Work to do » Print, word for word, the opening line of the data below and every line after it through the line that contains "minimum height=58pt] (tear)", but not the pictures.

Material »

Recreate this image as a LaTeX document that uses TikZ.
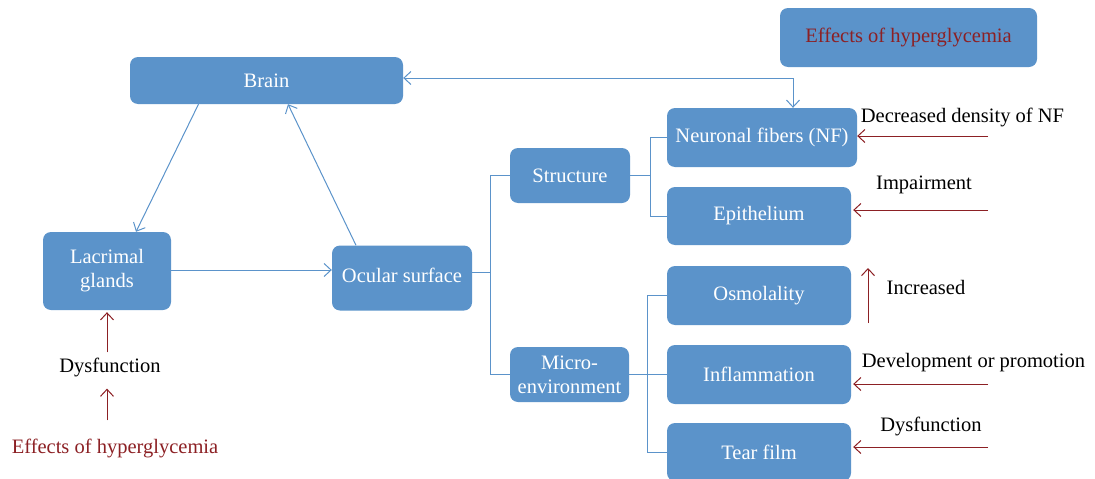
\documentclass[tikz,border=0pt]{standalone}
\usepackage{fontspec}
\setmainfont{Liberation Serif}
\usetikzlibrary{arrows.meta,positioning}
\definecolor{boxblue}{RGB}{91,147,202}
\definecolor{darkred}{RGB}{140,32,36}
\tikzstyle{block} = [rectangle, fill=boxblue, rounded corners=8pt, text=white,
 align=center, inner sep=0pt]
\tikzstyle{label} = [inner sep=0pt, anchor=base]
\tikzstyle{link} = [draw=boxblue, line width=1pt]
\tikzstyle{tip} = [-{Straight Barb[length=7pt,width=13pt]}]
\tikzstyle{effect} = [draw=darkred, line width=1pt, -{Straight Barb[length=7pt,width=13pt]}]

\begin{document}
\begin{tikzpicture}[x=1pt, y=-1pt, font=\fontsize{20.5}{24}\selectfont]
\useasboundingbox (0,0) rectangle (1095,479);
\clip (0,0) rectangle (1095,479);

% boxes
\node[block, minimum width=273pt, minimum height=47pt] (brain) at (266.5,80.5) {Brain};
\node[block, minimum width=257pt, minimum height=59pt, text=darkred] (hyptop) at (908.5,37.5) {Effects of hyperglycemia};
\node[block, minimum width=128pt, minimum height=78pt] (lacrimal) at (107,271) {Lacrimal\\glands};
\node[block, minimum width=140pt, minimum height=65pt] (ocular) at (402,278) {\raisebox{5pt}{Ocular surface}};
\node[block, minimum width=120pt, minimum height=55pt] (structure) at (570,175.5) {Structure};
\node[block, minimum width=119pt, minimum height=55pt] (micro) at (569.5,374.5) {Micro-\\environment};
\node[block, minimum width=190pt, minimum height=59pt] (nf) at (762,137.5) {Neuronal fibers (NF)};
\node[block, minimum width=184pt, minimum height=58pt] (epi) at (759,216) {Epithelium};
\node[block, minimum width=184pt, minimum height=59pt] (osmo) at (759,295.5) {Osmolality};
\node[block, minimum width=184pt, minimum height=59pt] (infl) at (759,374.5) {Inflammation};
\node[block, minimum width=184pt, minimum height=58pt] (tear) at (759,452) {Tear film};

% labels
\node[label] (lacdys) at (110,372) {Dysfunction};
\node[label, text=darkred] (hypleft) at (115,453) {Effects of hyperglycemia};
\node[label] (nflab) at (962.5,122) {Decreased density of NF};
\node[label] (epilab) at (924,189) {Impairment};
\node[label] (osmolab) at (926,294) {Increased};
\node[label] (infllab) at (973.5,367) {Development or promotion};
\node[label] (tearlab) at (931,431) {Dysfunction};

% blue connectors
\draw[link, tip] ([xshift=-68pt]brain.south) -- ([xshift=29pt]lacrimal.north);
\draw[link, tip] ([xshift=-46pt]ocular.north) -- ([xshift=21.5pt]brain.south);
\draw[link, tip] ([yshift=1pt]lacrimal.east) -- ([yshift=1pt]lacrimal.east -| ocular.west);
\draw[link, {Straight Barb[length=7pt,width=13pt]}-{Straight Barb[length=7pt,width=13pt]}]
 ([yshift=2.5pt]brain.east) -| ([xshift=31pt]nf.north);

\draw[link] ([yshift=6pt]ocular.east) -- ++(18,0) |- (structure.west);
\draw[link] ([yshift=6pt]ocular.east) ++(18,0) |- (micro.west);
\draw[link] (structure.east) -- ++(20,0) |- (nf.west);
\draw[link] (structure.east) ++(20,0) |- (epi.west);
\draw[link] (micro.east) -- (infl.west);
\draw[link] (osmo.west) -| ([xshift=-19pt]tear.west) -- (tear.west);

% effects of hyperglycemia
\coordinate (nfsrc) at (988,136);
\coordinate (episrc) at (988,210);
\coordinate (osmosrc) at (868,323);
\coordinate (osmoend) at (868,268);
\coordinate (inflsrc) at (988,384);
\coordinate (tearsrc) at (988,447);
\draw[effect] (nfsrc) -- (nfsrc -| nf.east);
\draw[effect] (episrc) -- ([xshift=2pt]episrc -| epi.east);
\draw[effect] (osmosrc) -- (osmoend);
\draw[effect] (inflsrc) -- ([xshift=2pt]inflsrc -| infl.east);
\draw[effect] (tearsrc) -- ([xshift=2pt]tearsrc -| tear.east);
\draw[effect] ([yshift=5pt]lacdys.north -| lacrimal.south) -- ([yshift=-2pt]lacrimal.south);
\draw[effect] ([yshift=18pt]hypleft.north -| lacrimal.south) -- ([yshift=-12pt]lacdys.south -| lacrimal.south);

\end{tikzpicture}
\end{document}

Solved problem »
Recreate this image as a LaTeX document that uses TikZ.
\documentclass[tikz,border=0pt]{standalone}
\usepackage{fontspec}
\setmainfont{Liberation Serif}
\usetikzlibrary{arrows.meta,positioning}
\definecolor{boxblue}{RGB}{91,147,202}
\definecolor{darkred}{RGB}{140,32,36}
\tikzstyle{block} = [rectangle, fill=boxblue, rounded corners=8pt, text=white,
 align=center, inner sep=0pt]
\tikzstyle{label} = [inner sep=0pt, anchor=base]
\tikzstyle{link} = [draw=boxblue, line width=1pt]
\tikzstyle{tip} = [-{Straight Barb[length=7pt,width=13pt]}]
\tikzstyle{effect} = [draw=darkred, line width=1pt, -{Straight Barb[length=7pt,width=13pt]}]

\begin{document}
\begin{tikzpicture}[x=1pt, y=-1pt, font=\fontsize{20.5}{24}\selectfont]
\useasboundingbox (0,0) rectangle (1095,479);
\clip (0,0) rectangle (1095,479);

% boxes
\node[block, minimum width=273pt, minimum height=47pt] (brain) at (266.5,80.5) {Brain};
\node[block, minimum width=257pt, minimum height=59pt, text=darkred] (hyptop) at (908.5,37.5) {Effects of hyperglycemia};
\node[block, minimum width=128pt, minimum height=78pt] (lacrimal) at (107,271) {Lacrimal\\glands};
\node[block, minimum width=140pt, minimum height=65pt] (ocular) at (402,278) {\raisebox{5pt}{Ocular surface}};
\node[block, minimum width=120pt, minimum height=55pt] (structure) at (570,175.5) {Structure};
\node[block, minimum width=119pt, minimum height=55pt] (micro) at (569.5,374.5) {Micro-\\environment};
\node[block, minimum width=190pt, minimum height=59pt] (nf) at (762,137.5) {Neuronal fibers (NF)};
\node[block, minimum width=184pt, minimum height=58pt] (epi) at (759,216) {Epithelium};
\node[block, minimum width=184pt, minimum height=59pt] (osmo) at (759,295.5) {Osmolality};
\node[block, minimum width=184pt, minimum height=59pt] (infl) at (759,374.5) {Inflammation};
\node[block, minimum width=184pt, minimum height=58pt] (tear) at (759,452) {Tear film};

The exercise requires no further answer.